La fermeture définitive des deux dernières centrales à charbon du pays (Sines (Alentejo) et Pego (Ribatejo)) consolidée en 2022, a exercé un effet de levier significatif. En parallèle, la production des centrales thermiques à gaz naturel a reculé de plus de 40 %. Cette réorientation vers des sources renouvelables (hydraulique, éolien, solaire) a non seulement réduit les émissions, mais permis au Portugal d’améliorer son indépendance énergétique dans un contexte de forte volatilité des prix des énergies fossiles.

Une performance sous surveillance

Si ces chiffres suscitent un optimisme prudent, plusieurs éléments appellent à la vigilance. D’une part, les conditions météorologiques exceptionnelles de 2023, en particulier les précipitations favorables à l’hydroélectricité, ne peuvent être considérées comme structurelles. D’autre part, la stabilité du découplage dépendra à long terme de la capacité de l’économie à généraliser des gains d’efficacité dans d’autres secteurs : transports, industrie lourde, bâtiment.

Une croissance plus rapide ou plus intensive en capital pourrait inverser la tendance

Par ailleurs, la réduction des émissions reste partiellement dépendante d’une baisse de l’activité dans certains segments industriels exposés. Autrement dit, une croissance plus rapide ou plus intensive en capital pourrait inverser la tendance si elle s’appuie sur des technologies à forte empreinte carbone. La transition énergétique portugaise, bien que dynamique, reste donc fragile.

Un précédent encourageant pour l’Europe

Le cas portugais s’inscrit dans un contexte européen où plusieurs pays cherchent à atteindre la neutralité carbone tout en soutenant leur compétitivité. Le découplage observé au Portugal pourrait servir de référence pour d’autres États membres de l’Union européenne, notamment dans le sud du continent, où les contraintes budgétaires, démographiques et énergétiques sont particulièrement fortes.

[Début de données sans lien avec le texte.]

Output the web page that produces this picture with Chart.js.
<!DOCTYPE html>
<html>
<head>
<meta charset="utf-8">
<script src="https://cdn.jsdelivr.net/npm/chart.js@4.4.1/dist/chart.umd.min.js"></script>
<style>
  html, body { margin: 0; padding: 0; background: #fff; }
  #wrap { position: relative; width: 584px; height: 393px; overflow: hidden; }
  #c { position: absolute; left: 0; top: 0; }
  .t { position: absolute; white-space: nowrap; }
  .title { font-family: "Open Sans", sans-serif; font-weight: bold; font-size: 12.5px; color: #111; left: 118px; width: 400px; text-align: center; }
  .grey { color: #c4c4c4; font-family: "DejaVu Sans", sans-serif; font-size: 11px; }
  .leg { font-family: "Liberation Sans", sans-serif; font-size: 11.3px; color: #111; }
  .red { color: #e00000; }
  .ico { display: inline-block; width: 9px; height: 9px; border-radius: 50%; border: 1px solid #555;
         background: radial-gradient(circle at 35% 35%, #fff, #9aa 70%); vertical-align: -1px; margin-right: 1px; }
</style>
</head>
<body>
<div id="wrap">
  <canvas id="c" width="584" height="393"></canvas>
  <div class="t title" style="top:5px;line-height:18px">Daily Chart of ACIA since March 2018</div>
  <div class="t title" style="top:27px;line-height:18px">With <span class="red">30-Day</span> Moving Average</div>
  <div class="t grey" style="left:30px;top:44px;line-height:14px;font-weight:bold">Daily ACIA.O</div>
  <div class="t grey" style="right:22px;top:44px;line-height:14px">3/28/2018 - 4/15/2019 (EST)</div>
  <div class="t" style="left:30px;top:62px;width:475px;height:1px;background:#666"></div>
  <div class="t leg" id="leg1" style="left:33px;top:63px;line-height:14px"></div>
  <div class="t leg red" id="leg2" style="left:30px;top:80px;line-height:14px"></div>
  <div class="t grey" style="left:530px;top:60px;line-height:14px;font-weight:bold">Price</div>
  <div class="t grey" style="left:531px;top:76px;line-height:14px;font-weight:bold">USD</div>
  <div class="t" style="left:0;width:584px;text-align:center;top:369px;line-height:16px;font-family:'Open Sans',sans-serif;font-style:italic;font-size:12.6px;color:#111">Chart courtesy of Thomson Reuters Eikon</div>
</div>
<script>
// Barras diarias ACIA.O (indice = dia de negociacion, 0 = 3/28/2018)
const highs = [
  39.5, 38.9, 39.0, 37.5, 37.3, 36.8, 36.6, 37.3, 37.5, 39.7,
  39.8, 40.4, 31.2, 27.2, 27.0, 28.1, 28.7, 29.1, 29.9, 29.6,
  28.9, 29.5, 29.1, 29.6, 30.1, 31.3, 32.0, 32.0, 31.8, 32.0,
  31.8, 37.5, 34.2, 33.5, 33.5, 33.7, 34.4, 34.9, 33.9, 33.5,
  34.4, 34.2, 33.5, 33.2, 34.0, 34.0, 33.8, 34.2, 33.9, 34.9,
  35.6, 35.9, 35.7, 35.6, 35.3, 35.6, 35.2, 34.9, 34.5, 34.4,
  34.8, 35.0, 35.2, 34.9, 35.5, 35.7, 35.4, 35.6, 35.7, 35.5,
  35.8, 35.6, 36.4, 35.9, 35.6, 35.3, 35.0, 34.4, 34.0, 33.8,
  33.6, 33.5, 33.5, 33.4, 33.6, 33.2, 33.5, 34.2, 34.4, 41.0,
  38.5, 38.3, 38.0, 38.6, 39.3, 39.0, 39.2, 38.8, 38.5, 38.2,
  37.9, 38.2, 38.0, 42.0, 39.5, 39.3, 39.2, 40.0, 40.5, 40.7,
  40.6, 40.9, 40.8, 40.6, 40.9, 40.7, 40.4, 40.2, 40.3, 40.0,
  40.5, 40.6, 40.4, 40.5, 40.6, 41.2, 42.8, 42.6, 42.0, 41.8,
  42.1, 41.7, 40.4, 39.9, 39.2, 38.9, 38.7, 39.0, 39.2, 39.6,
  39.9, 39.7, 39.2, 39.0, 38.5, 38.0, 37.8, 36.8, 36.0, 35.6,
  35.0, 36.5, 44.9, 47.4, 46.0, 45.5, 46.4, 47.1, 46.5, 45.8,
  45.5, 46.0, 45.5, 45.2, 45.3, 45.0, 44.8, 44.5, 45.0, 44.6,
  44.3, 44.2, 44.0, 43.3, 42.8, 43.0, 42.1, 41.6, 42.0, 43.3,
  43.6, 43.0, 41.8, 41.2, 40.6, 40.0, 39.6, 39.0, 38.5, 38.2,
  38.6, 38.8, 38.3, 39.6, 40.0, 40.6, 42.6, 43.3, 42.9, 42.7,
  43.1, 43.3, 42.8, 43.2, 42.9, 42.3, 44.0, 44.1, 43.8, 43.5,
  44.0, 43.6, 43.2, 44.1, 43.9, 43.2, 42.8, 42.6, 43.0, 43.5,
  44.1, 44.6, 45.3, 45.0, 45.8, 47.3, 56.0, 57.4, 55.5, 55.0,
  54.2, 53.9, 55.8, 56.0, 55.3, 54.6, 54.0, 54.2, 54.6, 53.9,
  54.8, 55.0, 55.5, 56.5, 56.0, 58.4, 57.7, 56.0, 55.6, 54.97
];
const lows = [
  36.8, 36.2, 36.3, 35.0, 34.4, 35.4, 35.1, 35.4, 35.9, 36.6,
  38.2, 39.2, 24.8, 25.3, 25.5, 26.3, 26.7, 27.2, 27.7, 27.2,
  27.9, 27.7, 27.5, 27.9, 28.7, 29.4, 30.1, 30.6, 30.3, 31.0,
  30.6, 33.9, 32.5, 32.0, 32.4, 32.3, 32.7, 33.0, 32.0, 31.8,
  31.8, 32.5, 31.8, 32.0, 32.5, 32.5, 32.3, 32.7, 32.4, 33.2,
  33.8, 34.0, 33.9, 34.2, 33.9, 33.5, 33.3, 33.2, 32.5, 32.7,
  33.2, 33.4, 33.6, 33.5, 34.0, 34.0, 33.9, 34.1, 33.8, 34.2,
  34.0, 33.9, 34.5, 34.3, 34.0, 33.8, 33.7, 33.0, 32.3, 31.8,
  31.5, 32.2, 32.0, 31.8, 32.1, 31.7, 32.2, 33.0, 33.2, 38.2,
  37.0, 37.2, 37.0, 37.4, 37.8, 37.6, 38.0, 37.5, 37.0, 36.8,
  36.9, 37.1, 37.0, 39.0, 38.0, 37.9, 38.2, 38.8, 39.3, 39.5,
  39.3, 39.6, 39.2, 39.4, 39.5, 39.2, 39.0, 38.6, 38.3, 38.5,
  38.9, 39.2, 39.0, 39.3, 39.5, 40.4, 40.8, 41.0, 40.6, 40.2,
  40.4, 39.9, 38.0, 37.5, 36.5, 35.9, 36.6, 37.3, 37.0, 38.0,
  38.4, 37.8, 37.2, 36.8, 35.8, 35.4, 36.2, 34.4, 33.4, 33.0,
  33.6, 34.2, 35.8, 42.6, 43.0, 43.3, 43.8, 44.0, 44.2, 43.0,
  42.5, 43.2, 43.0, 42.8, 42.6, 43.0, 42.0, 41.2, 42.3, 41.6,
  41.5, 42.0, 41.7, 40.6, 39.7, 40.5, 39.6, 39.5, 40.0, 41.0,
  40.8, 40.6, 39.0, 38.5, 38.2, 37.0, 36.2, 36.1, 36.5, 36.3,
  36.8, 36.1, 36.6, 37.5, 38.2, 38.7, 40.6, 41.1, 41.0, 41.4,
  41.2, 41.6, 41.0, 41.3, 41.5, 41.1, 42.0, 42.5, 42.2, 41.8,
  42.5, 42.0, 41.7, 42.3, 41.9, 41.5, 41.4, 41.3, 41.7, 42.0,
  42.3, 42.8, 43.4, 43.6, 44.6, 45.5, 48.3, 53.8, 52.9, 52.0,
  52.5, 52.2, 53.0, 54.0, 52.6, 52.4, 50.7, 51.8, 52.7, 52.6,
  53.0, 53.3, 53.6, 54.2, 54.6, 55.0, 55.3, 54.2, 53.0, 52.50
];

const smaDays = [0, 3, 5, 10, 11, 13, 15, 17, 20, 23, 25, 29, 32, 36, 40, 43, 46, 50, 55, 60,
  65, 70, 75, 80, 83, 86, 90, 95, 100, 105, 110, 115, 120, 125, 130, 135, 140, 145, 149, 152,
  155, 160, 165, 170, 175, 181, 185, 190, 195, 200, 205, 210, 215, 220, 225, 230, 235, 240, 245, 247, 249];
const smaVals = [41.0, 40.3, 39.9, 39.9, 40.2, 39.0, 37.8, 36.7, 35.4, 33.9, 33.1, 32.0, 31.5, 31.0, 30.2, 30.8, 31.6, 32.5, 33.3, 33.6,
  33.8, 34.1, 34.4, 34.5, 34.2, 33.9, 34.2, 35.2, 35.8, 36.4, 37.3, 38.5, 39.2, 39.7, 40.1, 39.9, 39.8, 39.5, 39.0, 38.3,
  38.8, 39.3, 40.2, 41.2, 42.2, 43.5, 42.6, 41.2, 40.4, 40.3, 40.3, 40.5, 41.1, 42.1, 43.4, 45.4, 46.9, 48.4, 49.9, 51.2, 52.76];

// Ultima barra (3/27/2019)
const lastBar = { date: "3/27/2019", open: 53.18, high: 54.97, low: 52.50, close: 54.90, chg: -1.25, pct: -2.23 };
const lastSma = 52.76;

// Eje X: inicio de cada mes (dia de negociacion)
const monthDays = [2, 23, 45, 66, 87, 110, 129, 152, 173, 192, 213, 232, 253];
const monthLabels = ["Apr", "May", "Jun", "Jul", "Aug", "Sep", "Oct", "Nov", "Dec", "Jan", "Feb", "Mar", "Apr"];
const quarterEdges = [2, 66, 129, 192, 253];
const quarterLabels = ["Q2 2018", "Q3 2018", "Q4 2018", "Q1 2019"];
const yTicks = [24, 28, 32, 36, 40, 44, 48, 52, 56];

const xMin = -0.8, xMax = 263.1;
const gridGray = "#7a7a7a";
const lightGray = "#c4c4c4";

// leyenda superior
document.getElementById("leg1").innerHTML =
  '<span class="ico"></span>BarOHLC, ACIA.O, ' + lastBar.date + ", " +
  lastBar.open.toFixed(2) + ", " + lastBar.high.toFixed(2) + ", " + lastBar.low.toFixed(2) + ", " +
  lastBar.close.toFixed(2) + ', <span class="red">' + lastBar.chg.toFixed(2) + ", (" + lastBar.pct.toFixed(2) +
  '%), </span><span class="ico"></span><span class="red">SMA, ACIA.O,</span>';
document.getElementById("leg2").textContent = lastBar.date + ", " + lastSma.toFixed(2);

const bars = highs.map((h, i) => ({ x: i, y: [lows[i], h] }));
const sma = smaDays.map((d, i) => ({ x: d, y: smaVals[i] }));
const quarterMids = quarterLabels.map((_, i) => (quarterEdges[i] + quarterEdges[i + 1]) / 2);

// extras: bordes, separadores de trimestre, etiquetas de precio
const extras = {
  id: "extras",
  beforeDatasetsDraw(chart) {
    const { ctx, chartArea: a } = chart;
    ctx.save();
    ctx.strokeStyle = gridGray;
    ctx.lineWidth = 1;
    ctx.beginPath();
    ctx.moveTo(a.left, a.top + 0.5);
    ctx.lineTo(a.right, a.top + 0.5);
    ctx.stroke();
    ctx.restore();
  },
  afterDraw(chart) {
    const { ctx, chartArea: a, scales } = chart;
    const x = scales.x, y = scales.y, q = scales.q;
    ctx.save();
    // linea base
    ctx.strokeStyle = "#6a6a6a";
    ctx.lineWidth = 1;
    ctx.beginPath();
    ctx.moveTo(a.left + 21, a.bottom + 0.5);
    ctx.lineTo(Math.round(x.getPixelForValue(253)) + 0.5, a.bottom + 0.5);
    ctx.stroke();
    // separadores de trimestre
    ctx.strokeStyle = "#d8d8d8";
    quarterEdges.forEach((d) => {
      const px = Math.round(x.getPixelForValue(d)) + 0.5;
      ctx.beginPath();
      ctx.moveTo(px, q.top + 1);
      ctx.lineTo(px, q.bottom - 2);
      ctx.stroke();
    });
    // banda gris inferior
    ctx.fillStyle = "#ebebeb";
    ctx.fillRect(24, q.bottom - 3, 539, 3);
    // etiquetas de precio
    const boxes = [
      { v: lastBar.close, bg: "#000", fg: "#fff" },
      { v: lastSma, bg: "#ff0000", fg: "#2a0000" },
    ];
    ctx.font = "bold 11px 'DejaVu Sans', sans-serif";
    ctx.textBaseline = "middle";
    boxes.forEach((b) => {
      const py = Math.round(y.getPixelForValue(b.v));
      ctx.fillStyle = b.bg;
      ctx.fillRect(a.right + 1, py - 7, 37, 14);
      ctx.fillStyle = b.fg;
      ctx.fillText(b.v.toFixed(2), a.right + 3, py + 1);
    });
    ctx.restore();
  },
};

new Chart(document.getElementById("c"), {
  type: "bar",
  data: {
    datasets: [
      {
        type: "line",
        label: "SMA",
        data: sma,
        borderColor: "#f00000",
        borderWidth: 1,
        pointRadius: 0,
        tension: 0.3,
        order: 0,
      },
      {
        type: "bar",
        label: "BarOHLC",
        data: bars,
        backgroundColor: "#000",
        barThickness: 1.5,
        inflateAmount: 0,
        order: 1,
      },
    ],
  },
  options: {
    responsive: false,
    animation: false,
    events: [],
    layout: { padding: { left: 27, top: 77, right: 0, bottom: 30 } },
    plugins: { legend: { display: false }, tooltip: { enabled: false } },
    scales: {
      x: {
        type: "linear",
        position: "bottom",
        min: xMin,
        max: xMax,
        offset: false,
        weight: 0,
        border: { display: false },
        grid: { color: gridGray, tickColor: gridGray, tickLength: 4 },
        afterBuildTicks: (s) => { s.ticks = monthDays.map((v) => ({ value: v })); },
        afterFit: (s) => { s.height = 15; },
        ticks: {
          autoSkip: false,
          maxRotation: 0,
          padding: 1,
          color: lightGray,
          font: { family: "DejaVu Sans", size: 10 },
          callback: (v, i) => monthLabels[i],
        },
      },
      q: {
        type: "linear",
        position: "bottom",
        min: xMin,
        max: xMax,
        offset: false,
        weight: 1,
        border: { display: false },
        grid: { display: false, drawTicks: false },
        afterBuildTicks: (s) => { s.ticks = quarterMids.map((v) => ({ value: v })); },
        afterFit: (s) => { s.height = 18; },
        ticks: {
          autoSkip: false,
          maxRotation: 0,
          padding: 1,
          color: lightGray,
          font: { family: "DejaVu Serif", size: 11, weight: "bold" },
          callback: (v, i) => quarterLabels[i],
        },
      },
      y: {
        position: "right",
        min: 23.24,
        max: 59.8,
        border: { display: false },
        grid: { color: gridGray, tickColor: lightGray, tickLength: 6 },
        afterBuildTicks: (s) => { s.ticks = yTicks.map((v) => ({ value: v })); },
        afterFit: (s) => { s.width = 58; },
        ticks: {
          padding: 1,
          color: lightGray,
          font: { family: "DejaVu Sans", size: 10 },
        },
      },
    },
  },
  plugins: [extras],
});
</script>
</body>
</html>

L’atteinte simultanée d’objectifs économiques et climatiques, encore rare à l’échelle mondiale, suggère qu’une trajectoire soutenable est possible, à condition qu’elle repose sur un bouquet cohérent de politiques publiques : investissement dans les infrastructures vertes, soutien à l’innovation, fiscalité écologique, sobriété énergétique et accompagnement social de la transition.

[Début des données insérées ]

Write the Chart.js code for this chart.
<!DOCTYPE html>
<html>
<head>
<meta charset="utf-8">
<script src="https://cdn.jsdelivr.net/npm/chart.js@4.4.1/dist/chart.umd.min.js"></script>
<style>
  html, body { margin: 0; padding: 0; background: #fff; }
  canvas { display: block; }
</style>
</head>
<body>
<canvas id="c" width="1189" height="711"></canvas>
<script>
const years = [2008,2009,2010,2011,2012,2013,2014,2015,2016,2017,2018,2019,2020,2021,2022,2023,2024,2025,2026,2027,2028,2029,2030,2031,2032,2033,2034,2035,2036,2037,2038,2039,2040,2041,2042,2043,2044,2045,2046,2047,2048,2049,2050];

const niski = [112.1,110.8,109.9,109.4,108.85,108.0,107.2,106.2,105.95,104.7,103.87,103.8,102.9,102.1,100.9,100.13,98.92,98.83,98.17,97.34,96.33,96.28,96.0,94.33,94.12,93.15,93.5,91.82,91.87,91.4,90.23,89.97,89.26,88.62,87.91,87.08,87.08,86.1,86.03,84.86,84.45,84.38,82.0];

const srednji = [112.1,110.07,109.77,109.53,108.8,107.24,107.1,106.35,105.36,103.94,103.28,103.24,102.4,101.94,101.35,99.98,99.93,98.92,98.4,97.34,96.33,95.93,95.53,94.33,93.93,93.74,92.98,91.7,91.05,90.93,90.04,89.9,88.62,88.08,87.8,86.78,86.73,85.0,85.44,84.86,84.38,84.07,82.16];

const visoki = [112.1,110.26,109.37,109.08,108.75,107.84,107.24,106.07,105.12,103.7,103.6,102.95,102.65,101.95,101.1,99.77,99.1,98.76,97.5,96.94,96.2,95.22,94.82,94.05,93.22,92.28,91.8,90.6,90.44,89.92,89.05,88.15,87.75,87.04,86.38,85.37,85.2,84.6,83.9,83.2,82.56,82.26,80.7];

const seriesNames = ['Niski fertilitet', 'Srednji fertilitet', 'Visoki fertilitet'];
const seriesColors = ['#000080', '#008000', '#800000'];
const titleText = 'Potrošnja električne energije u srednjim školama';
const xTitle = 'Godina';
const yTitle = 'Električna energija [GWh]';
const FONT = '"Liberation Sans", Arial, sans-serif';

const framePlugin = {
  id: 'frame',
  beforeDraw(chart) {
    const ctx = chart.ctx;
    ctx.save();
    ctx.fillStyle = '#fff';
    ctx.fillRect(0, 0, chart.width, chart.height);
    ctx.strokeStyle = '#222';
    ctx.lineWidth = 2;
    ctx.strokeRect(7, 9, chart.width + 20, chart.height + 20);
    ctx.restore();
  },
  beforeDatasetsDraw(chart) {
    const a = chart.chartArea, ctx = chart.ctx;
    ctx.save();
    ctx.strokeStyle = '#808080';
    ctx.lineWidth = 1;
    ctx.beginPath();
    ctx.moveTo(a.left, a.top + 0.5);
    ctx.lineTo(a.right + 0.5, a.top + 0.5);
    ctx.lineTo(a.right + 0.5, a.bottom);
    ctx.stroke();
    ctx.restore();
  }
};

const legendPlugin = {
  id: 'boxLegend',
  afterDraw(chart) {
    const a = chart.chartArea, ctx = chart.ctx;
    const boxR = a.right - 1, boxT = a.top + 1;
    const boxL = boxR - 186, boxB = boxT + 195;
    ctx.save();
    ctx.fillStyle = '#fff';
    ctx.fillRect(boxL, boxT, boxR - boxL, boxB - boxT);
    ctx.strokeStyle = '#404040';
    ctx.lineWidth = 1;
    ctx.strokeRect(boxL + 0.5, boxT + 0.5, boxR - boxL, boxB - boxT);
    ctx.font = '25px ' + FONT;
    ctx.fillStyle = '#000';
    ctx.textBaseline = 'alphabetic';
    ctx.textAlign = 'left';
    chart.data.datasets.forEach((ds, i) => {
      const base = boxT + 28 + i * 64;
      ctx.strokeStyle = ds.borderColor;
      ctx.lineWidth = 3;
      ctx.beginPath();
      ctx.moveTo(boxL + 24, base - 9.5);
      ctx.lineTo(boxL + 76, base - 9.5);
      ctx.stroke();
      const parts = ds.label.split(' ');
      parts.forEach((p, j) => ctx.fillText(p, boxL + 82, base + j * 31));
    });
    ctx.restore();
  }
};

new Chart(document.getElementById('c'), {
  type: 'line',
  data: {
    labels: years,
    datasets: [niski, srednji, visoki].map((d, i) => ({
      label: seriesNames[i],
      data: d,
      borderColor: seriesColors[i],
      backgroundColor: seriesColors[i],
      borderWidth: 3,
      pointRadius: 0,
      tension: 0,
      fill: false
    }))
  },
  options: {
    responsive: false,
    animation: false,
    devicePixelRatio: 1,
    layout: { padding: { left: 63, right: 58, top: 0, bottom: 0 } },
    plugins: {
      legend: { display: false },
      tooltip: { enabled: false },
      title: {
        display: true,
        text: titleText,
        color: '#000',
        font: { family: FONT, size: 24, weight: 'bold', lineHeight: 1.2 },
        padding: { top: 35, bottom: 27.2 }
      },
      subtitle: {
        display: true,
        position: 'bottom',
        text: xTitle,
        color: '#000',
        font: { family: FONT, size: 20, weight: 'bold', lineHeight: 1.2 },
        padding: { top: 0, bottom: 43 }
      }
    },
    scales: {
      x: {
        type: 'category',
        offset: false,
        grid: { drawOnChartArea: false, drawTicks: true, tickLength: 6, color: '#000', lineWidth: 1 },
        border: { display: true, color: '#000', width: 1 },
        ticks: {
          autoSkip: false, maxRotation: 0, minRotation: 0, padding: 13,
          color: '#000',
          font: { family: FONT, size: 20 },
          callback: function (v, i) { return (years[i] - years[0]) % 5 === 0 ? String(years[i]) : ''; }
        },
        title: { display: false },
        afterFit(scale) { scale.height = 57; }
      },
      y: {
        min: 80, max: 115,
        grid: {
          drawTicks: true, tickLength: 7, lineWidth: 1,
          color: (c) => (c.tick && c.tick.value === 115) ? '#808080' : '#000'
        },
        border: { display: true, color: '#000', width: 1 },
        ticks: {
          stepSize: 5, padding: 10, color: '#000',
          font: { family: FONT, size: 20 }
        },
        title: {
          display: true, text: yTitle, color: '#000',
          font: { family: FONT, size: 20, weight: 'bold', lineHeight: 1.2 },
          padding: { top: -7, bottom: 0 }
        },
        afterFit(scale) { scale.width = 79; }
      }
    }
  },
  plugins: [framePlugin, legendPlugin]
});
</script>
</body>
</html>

Une crédibilité renforcée à l’international

Enfin, cette dynamique renforce la crédibilité du Portugal dans les négociations climatiques internationales, à la veille de la COP30. Elle conforte également les engagements pris dans le cadre du Plan national énergie-climat 2030 (PNEC) 2, qui vise une réduction de 55 % des émissions d’ici la fin de la décennie, en cohérence avec les objectifs du Pacte vert pour l’Europe.

Le défi reste cependant entier : maintenir ce découplage en période de reprise post-pandémie et d’instabilité géopolitique tout en garantissant l’inclusivité sociale de la transition. La réussite du modèle portugais dépendra donc de sa capacité à conjuguer efficacité, résilience et justice climatique.